Depois de 40 anos de guerra e de 4 anos de paz, Angola perfila-se como um dos centros bem atractivos para o investimento estrangeiro e os homens de negócios portugueses não querem perder esta oportunidade numa região onde abunda o petróleo, os diamantes… e também a corrupção. A privatização da economia angolana nos moldes da globalização “selvagem” neo-liberal é do agrado da banca e das grandes construtoras, assim como do governo Sócrates. Lá como cá, a receita é a mesma: liberalização e desregulação (se é que ainda há algumas regras) da economia, exploração intensiva de mão-de-obra, salários baixos e chorudas negociatas.
Para já, não se vislumbra o “regresso” dos portugueses às terras da África Austral. É bem possível que isso aconteça para alguns técnicos e quadros intermédios, mas não para um conjunto significativo de portugueses. Os empresários, na mira de lucros rápidos e fáceis não estão na disposição de “abrir os cordões à bolsa” com os trabalhadores portugueses, antes pensarão em aplicar a directiva Bolkenstein em África.
Sócrates e os grupos empresariais portugueses (tal como os grupos concorrenciais estrangeiros) sabem quanto poderão valer as privatizações angolanas nos sectores da construção, energia, telecomunicações e outros negócios. Sócrates, os seus ministros, secretários de Estado e respectiva comitiva empresarial só se preocuparam com os milhões angolanos. Nem uma única palavra se ouviu a respeito da defesa dos direitos humanos que não existe em Angola, ou sobre o governo corrupto de José Eduardo dos Santos.

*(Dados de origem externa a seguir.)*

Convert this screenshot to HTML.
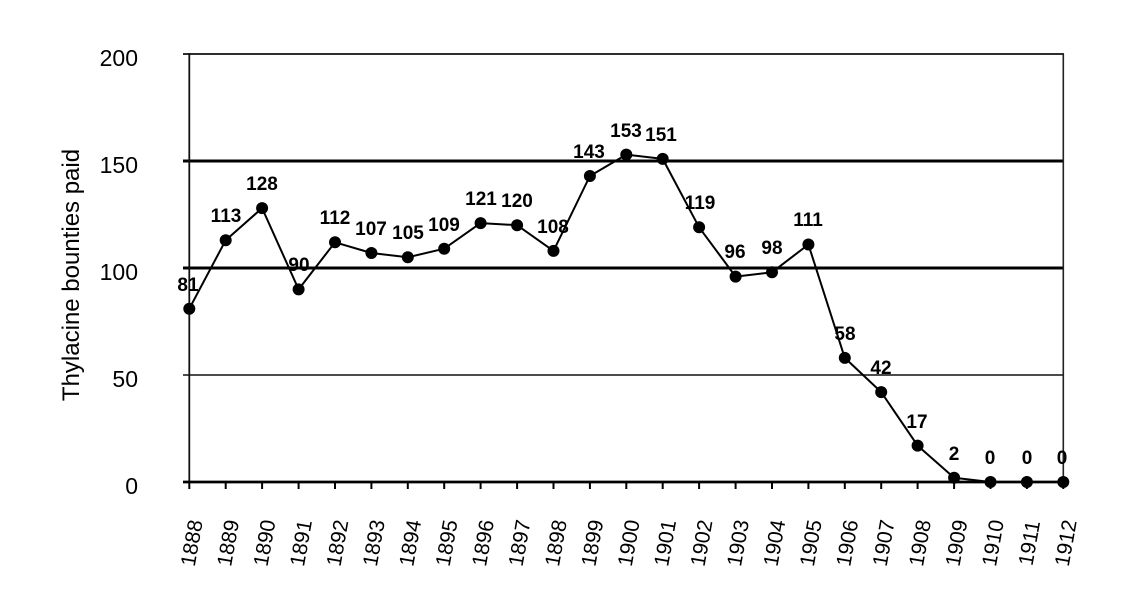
<!DOCTYPE html>
<html>
<head>
<meta charset="utf-8">
<style>
html,body{margin:0;padding:0;background:#fff;}
svg{display:block;}
text{font-family:"Liberation Sans",Arial,sans-serif;fill:#000;}
.d{font-weight:bold;font-size:19px;text-anchor:middle;}
.yt{font-size:23px;text-anchor:end;}
.xt{font-size:21px;text-anchor:middle;}
</style>
</head>
<body>
<svg width="1124" height="600" viewBox="0 0 1124 600" xmlns="http://www.w3.org/2000/svg">
<rect width="1124" height="600" fill="#fff"/>
<!-- gridlines -->
<line x1="183" y1="54" x2="1064" y2="54" stroke="#111" stroke-width="1.7"/>
<line x1="183" y1="161" x2="1064" y2="161" stroke="#000" stroke-width="3"/>
<line x1="183" y1="268" x2="1064" y2="268" stroke="#000" stroke-width="3"/>
<line x1="183" y1="375" x2="1064" y2="375" stroke="#111" stroke-width="1.5"/>
<!-- right border -->
<line x1="1063.3" y1="54" x2="1063.3" y2="482" stroke="#222" stroke-width="1.6"/>
<!-- left axis -->
<line x1="189.3" y1="53" x2="189.3" y2="483" stroke="#111" stroke-width="1.8"/>
<!-- x axis -->
<line x1="183" y1="482" x2="1064" y2="482" stroke="#000" stroke-width="2.8"/>
<!-- x ticks -->
<g stroke="#000" stroke-width="2">
<line x1="189.3" y1="482" x2="189.3" y2="489"/>
<line x1="225.7" y1="482" x2="225.7" y2="489"/>
<line x1="262.1" y1="482" x2="262.1" y2="489"/>
<line x1="298.6" y1="482" x2="298.6" y2="489"/>
<line x1="335.0" y1="482" x2="335.0" y2="489"/>
<line x1="371.4" y1="482" x2="371.4" y2="489"/>
<line x1="407.8" y1="482" x2="407.8" y2="489"/>
<line x1="444.2" y1="482" x2="444.2" y2="489"/>
<line x1="480.6" y1="482" x2="480.6" y2="489"/>
<line x1="517.1" y1="482" x2="517.1" y2="489"/>
<line x1="553.5" y1="482" x2="553.5" y2="489"/>
<line x1="589.9" y1="482" x2="589.9" y2="489"/>
<line x1="626.3" y1="482" x2="626.3" y2="489"/>
<line x1="662.7" y1="482" x2="662.7" y2="489"/>
<line x1="699.1" y1="482" x2="699.1" y2="489"/>
<line x1="735.6" y1="482" x2="735.6" y2="489"/>
<line x1="772.0" y1="482" x2="772.0" y2="489"/>
<line x1="808.4" y1="482" x2="808.4" y2="489"/>
<line x1="844.8" y1="482" x2="844.8" y2="489"/>
<line x1="881.2" y1="482" x2="881.2" y2="489"/>
<line x1="917.6" y1="482" x2="917.6" y2="489"/>
<line x1="954.1" y1="482" x2="954.1" y2="489"/>
<line x1="990.5" y1="482" x2="990.5" y2="489"/>
<line x1="1026.9" y1="482" x2="1026.9" y2="489"/>
<line x1="1063.3" y1="482" x2="1063.3" y2="489"/>
</g>
<!-- y tick labels -->
<text class="yt" x="138" y="66">200</text>
<text class="yt" x="138" y="173">150</text>
<text class="yt" x="138" y="280">100</text>
<text class="yt" x="138" y="387">50</text>
<text class="yt" x="138" y="494">0</text>
<!-- y axis title -->
<text x="0" y="0" font-size="24" text-anchor="middle" transform="translate(79,275) rotate(-90)">Thylacine bounties paid</text>
<!-- series line -->
<polyline fill="none" stroke="#000" stroke-width="2" stroke-linejoin="round"
points="189.3,308.7 225.7,240.2 262.1,208.1 298.6,289.4 335.0,242.3 371.4,253.0 407.8,257.3 444.2,248.7 480.6,223.1 517.1,225.2 553.5,250.9 589.9,176.0 626.3,154.6 662.7,158.9 699.1,227.3 735.6,276.6 772.0,272.3 808.4,244.5 844.8,357.9 881.2,392.1 917.6,445.6 954.1,477.7 990.5,482 1026.9,482 1063.3,482"/>
<!-- markers -->
<g fill="#000">
<circle cx="189.3" cy="308.7" r="6"/>
<circle cx="225.7" cy="240.2" r="6"/>
<circle cx="262.1" cy="208.1" r="6"/>
<circle cx="298.6" cy="289.4" r="6"/>
<circle cx="335.0" cy="242.3" r="6"/>
<circle cx="371.4" cy="253.0" r="6"/>
<circle cx="407.8" cy="257.3" r="6"/>
<circle cx="444.2" cy="248.7" r="6"/>
<circle cx="480.6" cy="223.1" r="6"/>
<circle cx="517.1" cy="225.2" r="6"/>
<circle cx="553.5" cy="250.9" r="6"/>
<circle cx="589.9" cy="176.0" r="6"/>
<circle cx="626.3" cy="154.6" r="6"/>
<circle cx="662.7" cy="158.9" r="6"/>
<circle cx="699.1" cy="227.3" r="6"/>
<circle cx="735.6" cy="276.6" r="6"/>
<circle cx="772.0" cy="272.3" r="6"/>
<circle cx="808.4" cy="244.5" r="6"/>
<circle cx="844.8" cy="357.9" r="6"/>
<circle cx="881.2" cy="392.1" r="6"/>
<circle cx="917.6" cy="445.6" r="6"/>
<circle cx="954.1" cy="477.7" r="6"/>
<circle cx="990.5" cy="482" r="6"/>
<circle cx="1026.9" cy="482" r="6"/>
<circle cx="1063.3" cy="482" r="6"/>
</g>
<!-- data labels -->
<text class="d" x="188" y="291">81</text>
<text class="d" x="226" y="222">113</text>
<text class="d" x="262" y="190">128</text>
<text class="d" x="299" y="271">90</text>
<text class="d" x="335" y="224">112</text>
<text class="d" x="371" y="235">107</text>
<text class="d" x="408" y="239">105</text>
<text class="d" x="444" y="231">109</text>
<text class="d" x="481" y="205">121</text>
<text class="d" x="517" y="207">120</text>
<text class="d" x="553" y="233">108</text>
<text class="d" x="589" y="158">143</text>
<text class="d" x="626" y="137">153</text>
<text class="d" x="661" y="141">151</text>
<text class="d" x="700" y="209">119</text>
<text class="d" x="735" y="258">96</text>
<text class="d" x="772" y="254">98</text>
<text class="d" x="808" y="226">111</text>
<text class="d" x="845" y="340">58</text>
<text class="d" x="881" y="374">42</text>
<text class="d" x="917" y="428">17</text>
<text class="d" x="954" y="460">2</text>
<text class="d" x="990" y="464">0</text>
<text class="d" x="1027" y="464">0</text>
<text class="d" x="1062" y="464">0</text>
<!-- x tick labels -->
<g>
<text class="xt" transform="translate(191.8,543) rotate(-80)" dy="7">1888</text>
<text class="xt" transform="translate(228.2,543) rotate(-80)" dy="7">1889</text>
<text class="xt" transform="translate(264.6,543) rotate(-80)" dy="7">1890</text>
<text class="xt" transform="translate(301.1,543) rotate(-80)" dy="7">1891</text>
<text class="xt" transform="translate(337.5,543) rotate(-80)" dy="7">1892</text>
<text class="xt" transform="translate(373.9,543) rotate(-80)" dy="7">1893</text>
<text class="xt" transform="translate(410.3,543) rotate(-80)" dy="7">1894</text>
<text class="xt" transform="translate(446.7,543) rotate(-80)" dy="7">1895</text>
<text class="xt" transform="translate(483.1,543) rotate(-80)" dy="7">1896</text>
<text class="xt" transform="translate(519.6,543) rotate(-80)" dy="7">1897</text>
<text class="xt" transform="translate(556.0,543) rotate(-80)" dy="7">1898</text>
<text class="xt" transform="translate(592.4,543) rotate(-80)" dy="7">1899</text>
<text class="xt" transform="translate(628.8,543) rotate(-80)" dy="7">1900</text>
<text class="xt" transform="translate(665.2,543) rotate(-80)" dy="7">1901</text>
<text class="xt" transform="translate(701.6,543) rotate(-80)" dy="7">1902</text>
<text class="xt" transform="translate(738.1,543) rotate(-80)" dy="7">1903</text>
<text class="xt" transform="translate(774.5,543) rotate(-80)" dy="7">1904</text>
<text class="xt" transform="translate(810.9,543) rotate(-80)" dy="7">1905</text>
<text class="xt" transform="translate(847.3,543) rotate(-80)" dy="7">1906</text>
<text class="xt" transform="translate(883.7,543) rotate(-80)" dy="7">1907</text>
<text class="xt" transform="translate(920.1,543) rotate(-80)" dy="7">1908</text>
<text class="xt" transform="translate(956.6,543) rotate(-80)" dy="7">1909</text>
<text class="xt" transform="translate(993.0,543) rotate(-80)" dy="7">1910</text>
<text class="xt" transform="translate(1029.4,543) rotate(-80)" dy="7">1911</text>
<text class="xt" transform="translate(1065.8,543) rotate(-80)" dy="7">1912</text>
</g>
</svg>
</body>
</html>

O primeiro-ministro fingiu que a antiga colónia portuguesa é um Estado democraticamente normal e esqueceu a violação dos direitos humanos e a não realização de eleições livres e democráticas. E nem tão pouco teve qualquer reunião com partidos da oposição, ou com qualquer ONG.
Como se sabe, José Eduardo dos Santos é um dos homens mais ricos de África e a sua família, os seus ministros e generais controlam praticamente todo o tecido económico e empresarial angolano. A par de toda esta riqueza abjecta e imoral, em que o governo dispõe de uma soma global de 12,5 mil milhões de euros provenientes da exploração petrolífera para gastar todos os anos ao longo da próxima década, existem milhões de angolanos que apenas possuem um euro por dia para gastar. Em Luanda podem observar-se condomínios de luxo, dotados de piscina, no meio de musseques onde falta a água e alastra a epidemia de cólera.
Nalguns locais da capital bebem-se taças de champanhe nas esplanadas viradas para o mar, enquanto noutros o povo angolano “estoira” de fome e de sede! E Angola está em 2º lugar a nível mundial nos índices de mortalidade infantil! É este o “paraíso” de José Eduardo dos Santos que Sócrates calou e que os empresários almejam. O 1º ministro de Portugal não é apenas mestre na arte da propaganda (veja-se o SIMPLEX e o PRACE), também denota uma fecunda habilidade na arte do esquecimento… propositado!
José Eduardo dos Santos e o seu governo terão de andar depressa. O povo angolano já não aguenta mais a miséria, o desemprego, a falta de água e de luz, a falta de educação e dos cuidados de saúde, a ausência de liberdade e de democracia. À semelhança de tantos países africanos, Angola poderá ser palco de violentas explosões sociais, o que adiará mais uma vez o regresso dos empresários portugueses e de outros nacionais, quiçá à procura de alguma quimera neo-colonialista.

Obs: este artigo foi publicado no jornal Barlavento, no dia 13 de Abril de 2006.